Data supplied:

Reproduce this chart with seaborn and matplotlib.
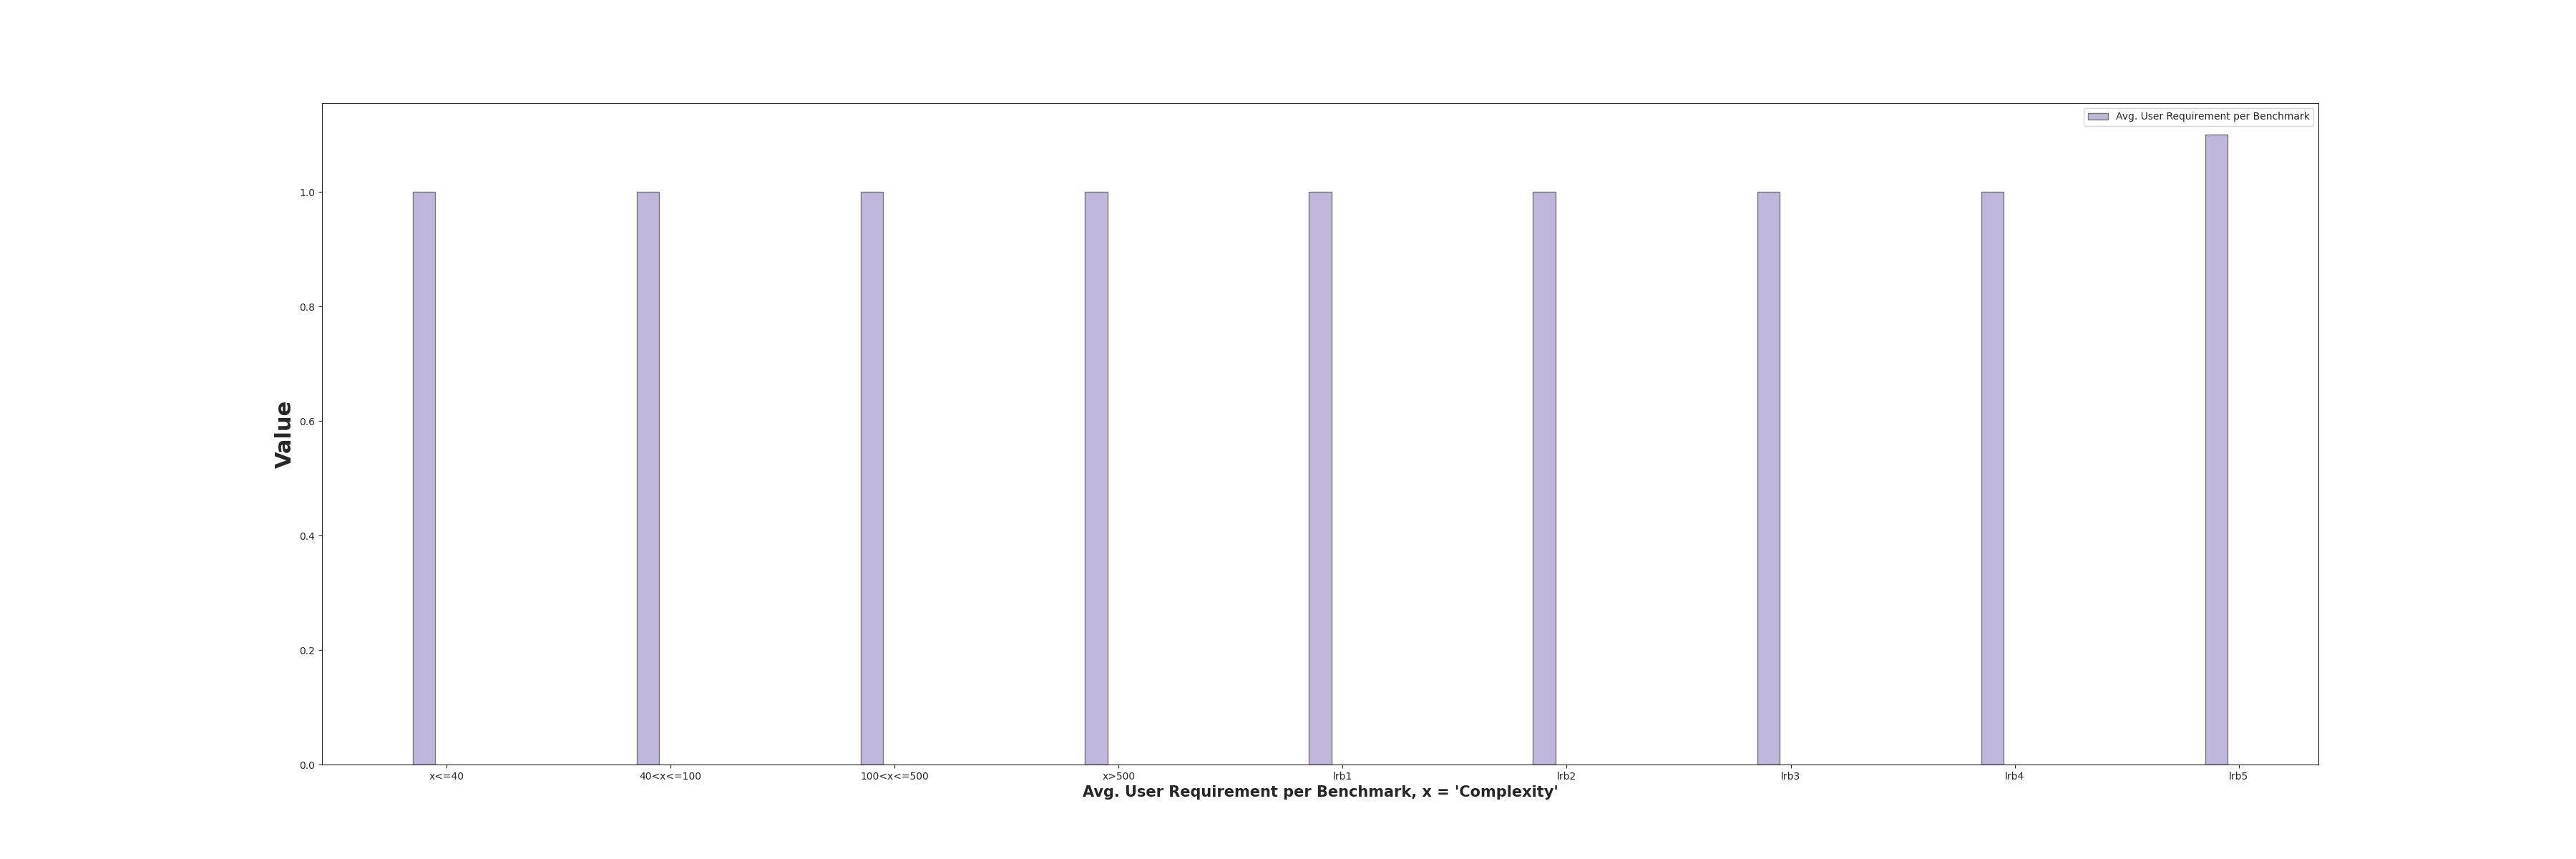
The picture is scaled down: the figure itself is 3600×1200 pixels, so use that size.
---
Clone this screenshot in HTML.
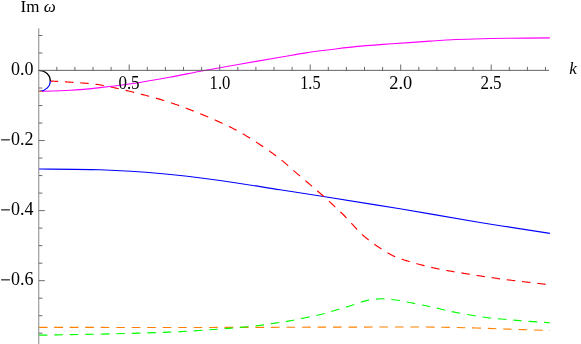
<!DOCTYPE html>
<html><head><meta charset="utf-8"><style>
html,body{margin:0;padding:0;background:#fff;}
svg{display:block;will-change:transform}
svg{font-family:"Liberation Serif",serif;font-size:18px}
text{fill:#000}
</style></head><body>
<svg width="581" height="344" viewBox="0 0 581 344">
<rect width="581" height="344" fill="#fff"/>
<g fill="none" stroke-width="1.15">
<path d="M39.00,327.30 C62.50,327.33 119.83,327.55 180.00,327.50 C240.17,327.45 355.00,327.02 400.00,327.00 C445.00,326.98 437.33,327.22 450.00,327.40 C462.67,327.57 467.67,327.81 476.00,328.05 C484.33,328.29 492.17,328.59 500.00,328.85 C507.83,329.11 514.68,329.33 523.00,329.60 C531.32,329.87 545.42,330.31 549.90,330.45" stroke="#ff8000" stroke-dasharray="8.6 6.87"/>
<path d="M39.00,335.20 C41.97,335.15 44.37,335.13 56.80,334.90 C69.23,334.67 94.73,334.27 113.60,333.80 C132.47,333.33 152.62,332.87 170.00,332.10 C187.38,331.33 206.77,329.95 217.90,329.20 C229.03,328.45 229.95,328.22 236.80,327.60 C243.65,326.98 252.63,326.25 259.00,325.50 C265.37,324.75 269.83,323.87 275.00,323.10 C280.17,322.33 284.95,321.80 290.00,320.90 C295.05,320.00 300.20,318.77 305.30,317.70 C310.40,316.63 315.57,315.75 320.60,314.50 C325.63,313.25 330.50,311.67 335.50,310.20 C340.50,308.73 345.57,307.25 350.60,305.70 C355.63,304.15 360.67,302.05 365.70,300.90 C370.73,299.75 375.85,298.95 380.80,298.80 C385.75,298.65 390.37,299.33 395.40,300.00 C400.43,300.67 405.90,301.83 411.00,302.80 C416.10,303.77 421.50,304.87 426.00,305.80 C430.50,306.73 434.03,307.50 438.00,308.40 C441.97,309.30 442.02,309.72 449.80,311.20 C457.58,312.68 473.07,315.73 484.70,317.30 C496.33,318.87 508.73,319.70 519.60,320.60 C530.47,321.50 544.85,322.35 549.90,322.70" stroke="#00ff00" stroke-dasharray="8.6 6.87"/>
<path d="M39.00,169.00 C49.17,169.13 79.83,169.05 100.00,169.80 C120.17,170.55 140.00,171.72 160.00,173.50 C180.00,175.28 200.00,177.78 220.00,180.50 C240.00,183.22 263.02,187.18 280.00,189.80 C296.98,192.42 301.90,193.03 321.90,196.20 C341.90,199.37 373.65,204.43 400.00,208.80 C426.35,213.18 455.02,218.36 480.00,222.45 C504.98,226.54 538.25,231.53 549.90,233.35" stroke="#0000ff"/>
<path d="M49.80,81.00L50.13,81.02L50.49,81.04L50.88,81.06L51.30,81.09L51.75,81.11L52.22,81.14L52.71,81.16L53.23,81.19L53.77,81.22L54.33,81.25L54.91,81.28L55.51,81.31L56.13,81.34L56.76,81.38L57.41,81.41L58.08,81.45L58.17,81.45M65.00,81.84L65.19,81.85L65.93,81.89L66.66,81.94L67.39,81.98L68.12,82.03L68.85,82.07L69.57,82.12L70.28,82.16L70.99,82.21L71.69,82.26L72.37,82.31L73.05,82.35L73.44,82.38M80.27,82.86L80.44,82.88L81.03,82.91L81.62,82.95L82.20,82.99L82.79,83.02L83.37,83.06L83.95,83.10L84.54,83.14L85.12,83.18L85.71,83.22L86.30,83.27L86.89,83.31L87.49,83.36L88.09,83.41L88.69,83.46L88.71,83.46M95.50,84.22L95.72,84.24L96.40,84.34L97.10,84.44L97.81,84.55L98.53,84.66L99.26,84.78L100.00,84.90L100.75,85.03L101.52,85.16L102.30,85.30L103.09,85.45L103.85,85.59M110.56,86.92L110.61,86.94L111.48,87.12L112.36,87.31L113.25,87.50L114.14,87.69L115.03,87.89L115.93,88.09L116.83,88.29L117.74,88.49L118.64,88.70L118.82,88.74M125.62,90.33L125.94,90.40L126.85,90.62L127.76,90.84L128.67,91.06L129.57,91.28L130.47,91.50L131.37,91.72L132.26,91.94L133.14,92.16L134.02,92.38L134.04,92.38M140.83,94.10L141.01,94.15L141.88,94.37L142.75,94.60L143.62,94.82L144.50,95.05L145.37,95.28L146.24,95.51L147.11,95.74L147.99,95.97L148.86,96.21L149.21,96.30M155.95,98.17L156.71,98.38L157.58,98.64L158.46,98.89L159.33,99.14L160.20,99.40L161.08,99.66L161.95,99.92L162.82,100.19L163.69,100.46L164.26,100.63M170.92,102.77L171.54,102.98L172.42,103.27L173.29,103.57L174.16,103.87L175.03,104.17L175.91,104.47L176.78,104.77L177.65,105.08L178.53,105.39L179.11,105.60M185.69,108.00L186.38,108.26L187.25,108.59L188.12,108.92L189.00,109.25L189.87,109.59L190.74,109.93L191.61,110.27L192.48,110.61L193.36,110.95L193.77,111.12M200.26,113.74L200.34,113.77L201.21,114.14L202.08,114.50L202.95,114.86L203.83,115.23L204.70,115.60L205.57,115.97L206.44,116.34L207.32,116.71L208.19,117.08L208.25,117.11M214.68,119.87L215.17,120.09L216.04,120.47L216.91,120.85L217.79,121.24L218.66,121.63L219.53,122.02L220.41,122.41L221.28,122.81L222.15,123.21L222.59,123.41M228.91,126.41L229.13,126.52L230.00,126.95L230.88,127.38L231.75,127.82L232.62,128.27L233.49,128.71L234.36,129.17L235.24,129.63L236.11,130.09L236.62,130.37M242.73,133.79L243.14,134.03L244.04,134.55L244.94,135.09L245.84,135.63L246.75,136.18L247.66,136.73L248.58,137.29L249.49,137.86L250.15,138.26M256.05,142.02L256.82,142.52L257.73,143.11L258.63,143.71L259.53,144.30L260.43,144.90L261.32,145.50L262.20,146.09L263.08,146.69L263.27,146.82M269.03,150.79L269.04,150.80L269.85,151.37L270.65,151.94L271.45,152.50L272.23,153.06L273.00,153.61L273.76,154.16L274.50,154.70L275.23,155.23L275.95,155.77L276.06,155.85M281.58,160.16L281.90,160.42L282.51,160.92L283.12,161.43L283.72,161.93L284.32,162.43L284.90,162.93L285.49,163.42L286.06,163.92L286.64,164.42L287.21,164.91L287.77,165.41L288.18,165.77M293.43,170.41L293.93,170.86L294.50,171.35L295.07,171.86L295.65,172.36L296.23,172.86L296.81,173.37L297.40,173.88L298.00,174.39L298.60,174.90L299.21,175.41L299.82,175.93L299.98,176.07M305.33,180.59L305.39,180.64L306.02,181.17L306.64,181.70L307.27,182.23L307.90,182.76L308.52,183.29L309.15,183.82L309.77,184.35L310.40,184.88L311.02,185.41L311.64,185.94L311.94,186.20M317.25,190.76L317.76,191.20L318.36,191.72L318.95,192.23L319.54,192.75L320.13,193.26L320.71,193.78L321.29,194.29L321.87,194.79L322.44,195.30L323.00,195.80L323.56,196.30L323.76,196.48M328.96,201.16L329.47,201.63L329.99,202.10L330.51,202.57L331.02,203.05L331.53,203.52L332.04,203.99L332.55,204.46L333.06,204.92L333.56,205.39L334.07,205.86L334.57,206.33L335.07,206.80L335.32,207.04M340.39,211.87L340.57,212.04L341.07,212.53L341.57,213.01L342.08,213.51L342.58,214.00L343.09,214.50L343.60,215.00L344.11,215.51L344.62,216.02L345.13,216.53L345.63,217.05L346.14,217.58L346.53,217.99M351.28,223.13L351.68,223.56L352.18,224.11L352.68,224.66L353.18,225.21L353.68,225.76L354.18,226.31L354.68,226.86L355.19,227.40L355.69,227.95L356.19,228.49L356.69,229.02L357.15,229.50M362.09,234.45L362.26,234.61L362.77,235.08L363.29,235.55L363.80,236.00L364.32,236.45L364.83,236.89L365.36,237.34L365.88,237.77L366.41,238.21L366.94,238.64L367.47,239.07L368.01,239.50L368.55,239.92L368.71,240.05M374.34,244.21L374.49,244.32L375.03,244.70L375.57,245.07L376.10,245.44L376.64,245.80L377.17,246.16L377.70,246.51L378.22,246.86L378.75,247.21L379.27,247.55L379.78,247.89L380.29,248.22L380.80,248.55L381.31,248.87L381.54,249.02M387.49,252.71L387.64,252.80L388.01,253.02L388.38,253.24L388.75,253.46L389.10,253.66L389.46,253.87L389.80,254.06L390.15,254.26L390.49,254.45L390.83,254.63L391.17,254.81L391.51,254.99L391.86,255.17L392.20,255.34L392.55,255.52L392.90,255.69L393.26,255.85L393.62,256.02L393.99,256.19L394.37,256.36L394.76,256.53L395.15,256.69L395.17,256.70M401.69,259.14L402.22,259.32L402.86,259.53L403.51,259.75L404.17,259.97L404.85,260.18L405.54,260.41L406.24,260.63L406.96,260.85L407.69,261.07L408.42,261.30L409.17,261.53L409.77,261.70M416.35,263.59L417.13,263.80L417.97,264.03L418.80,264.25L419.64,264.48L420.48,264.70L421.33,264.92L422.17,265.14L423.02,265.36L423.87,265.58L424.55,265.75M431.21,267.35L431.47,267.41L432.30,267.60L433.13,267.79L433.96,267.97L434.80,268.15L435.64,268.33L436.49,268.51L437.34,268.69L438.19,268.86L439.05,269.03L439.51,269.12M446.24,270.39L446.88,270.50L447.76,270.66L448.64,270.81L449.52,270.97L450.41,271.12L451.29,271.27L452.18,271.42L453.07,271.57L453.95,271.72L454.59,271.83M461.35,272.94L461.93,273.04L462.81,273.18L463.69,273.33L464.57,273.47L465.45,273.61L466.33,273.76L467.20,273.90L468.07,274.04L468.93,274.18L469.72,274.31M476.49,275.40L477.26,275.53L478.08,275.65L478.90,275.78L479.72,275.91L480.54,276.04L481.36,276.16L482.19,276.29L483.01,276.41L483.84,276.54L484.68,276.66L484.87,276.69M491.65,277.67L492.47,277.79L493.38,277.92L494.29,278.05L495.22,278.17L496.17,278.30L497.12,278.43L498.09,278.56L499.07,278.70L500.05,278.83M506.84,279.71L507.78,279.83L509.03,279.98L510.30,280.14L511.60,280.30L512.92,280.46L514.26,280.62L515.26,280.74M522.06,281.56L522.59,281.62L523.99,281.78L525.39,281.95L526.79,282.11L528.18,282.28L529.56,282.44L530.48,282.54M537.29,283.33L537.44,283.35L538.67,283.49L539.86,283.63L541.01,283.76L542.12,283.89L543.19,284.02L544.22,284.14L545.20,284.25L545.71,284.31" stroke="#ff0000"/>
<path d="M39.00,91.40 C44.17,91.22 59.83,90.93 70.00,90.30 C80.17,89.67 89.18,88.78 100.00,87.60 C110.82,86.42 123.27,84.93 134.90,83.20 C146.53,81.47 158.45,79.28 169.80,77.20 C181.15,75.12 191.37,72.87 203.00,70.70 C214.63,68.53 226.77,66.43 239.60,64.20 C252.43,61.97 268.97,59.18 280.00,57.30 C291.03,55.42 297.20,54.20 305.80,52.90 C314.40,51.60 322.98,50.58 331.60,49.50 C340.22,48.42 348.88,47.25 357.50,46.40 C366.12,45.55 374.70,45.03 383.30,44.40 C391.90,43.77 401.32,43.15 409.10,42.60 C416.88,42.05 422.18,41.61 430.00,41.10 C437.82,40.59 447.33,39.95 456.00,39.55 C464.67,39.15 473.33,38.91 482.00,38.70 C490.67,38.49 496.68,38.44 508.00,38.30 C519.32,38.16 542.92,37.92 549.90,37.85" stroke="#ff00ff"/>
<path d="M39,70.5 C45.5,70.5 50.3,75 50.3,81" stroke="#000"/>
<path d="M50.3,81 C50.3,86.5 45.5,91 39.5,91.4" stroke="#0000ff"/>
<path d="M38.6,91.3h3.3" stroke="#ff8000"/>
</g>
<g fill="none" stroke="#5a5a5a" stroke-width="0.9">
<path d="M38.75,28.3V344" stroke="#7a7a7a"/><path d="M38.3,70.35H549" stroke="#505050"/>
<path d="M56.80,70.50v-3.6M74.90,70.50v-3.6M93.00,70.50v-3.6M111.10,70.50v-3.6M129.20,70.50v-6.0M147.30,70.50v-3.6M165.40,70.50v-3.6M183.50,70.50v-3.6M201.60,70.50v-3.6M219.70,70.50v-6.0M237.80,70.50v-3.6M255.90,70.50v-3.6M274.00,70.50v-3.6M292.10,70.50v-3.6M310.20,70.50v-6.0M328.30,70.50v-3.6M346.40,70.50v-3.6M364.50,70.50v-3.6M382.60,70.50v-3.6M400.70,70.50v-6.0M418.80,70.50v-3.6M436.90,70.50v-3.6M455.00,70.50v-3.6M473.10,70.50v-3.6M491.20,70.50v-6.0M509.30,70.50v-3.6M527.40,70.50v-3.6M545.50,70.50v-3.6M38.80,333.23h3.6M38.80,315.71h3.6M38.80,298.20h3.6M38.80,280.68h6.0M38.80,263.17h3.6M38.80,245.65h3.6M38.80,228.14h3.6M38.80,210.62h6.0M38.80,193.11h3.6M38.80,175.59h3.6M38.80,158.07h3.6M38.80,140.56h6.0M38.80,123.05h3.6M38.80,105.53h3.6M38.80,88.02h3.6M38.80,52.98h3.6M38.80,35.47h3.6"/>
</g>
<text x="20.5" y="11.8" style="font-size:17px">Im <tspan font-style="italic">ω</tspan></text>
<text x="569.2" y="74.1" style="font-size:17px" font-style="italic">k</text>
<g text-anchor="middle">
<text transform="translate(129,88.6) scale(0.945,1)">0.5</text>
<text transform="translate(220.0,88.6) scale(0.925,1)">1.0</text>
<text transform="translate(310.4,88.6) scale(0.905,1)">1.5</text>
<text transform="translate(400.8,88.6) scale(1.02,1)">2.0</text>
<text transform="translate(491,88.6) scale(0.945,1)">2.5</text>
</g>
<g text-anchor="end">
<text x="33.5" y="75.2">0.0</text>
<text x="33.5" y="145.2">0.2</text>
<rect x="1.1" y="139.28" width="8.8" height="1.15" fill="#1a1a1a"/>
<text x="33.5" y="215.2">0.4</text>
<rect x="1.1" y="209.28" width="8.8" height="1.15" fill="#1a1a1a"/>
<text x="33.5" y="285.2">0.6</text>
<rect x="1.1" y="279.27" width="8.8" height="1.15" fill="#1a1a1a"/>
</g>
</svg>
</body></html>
* * *
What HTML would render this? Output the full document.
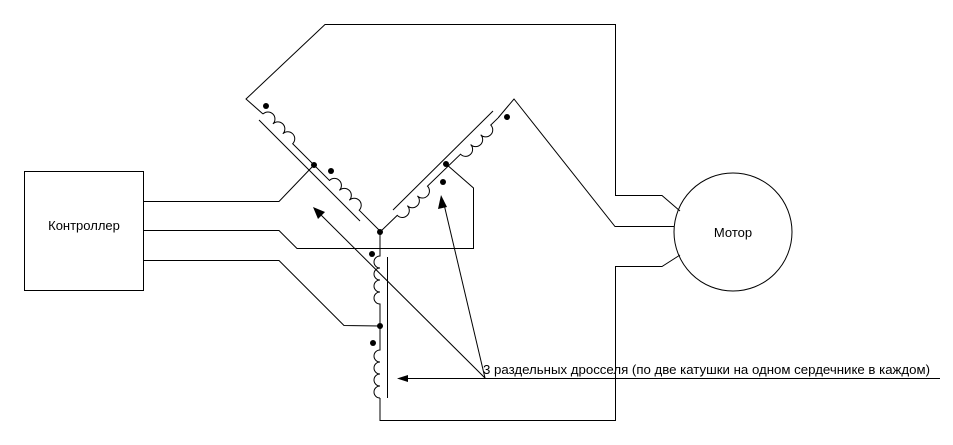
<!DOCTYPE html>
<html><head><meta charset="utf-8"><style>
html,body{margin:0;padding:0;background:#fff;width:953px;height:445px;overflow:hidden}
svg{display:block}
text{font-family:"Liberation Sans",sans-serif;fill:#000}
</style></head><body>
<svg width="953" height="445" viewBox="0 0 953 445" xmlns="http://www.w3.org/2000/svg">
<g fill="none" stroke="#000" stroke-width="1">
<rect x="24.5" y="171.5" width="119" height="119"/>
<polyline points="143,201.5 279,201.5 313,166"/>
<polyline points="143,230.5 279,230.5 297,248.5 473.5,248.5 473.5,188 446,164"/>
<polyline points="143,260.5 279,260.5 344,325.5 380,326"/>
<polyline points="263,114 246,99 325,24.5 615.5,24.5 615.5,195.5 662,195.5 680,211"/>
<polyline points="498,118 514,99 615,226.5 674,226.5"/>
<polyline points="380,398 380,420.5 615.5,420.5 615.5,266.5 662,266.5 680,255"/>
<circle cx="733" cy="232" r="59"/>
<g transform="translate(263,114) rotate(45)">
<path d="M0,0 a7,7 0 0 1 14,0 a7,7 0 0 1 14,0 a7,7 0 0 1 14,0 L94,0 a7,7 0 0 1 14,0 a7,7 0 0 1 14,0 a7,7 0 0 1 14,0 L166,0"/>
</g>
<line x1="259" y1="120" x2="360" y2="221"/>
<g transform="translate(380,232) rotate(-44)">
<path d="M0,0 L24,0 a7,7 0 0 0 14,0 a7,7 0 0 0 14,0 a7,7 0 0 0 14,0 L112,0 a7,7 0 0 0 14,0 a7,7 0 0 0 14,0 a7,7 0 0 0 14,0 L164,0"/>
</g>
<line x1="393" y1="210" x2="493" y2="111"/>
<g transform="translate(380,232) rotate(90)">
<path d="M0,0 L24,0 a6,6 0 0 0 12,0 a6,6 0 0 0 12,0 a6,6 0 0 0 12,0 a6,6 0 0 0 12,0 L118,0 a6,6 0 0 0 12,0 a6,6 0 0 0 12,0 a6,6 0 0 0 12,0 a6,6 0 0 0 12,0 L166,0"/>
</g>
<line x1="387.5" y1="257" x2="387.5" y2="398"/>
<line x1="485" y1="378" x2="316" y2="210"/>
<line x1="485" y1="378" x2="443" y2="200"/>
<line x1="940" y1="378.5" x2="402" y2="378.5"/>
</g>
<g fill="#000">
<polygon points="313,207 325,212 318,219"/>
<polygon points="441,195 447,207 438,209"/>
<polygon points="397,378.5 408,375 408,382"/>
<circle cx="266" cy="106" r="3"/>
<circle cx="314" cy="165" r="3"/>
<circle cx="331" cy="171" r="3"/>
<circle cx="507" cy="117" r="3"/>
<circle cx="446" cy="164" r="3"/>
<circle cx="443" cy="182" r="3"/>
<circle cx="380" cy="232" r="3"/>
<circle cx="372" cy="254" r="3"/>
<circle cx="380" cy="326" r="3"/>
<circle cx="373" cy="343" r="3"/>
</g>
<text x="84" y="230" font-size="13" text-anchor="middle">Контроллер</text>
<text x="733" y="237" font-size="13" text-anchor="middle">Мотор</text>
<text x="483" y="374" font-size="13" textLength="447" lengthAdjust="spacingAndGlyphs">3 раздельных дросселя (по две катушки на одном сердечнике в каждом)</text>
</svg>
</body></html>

Aim:
Copy word for word only the lines above from the one with "Reproduce this chart" through the one with "The picture is". Leave pictures out.

The output:
Reproduce this chart with seaborn and matplotlib.
The picture is scaled down: the figure itself is 3600×1200 pixels, so use that size.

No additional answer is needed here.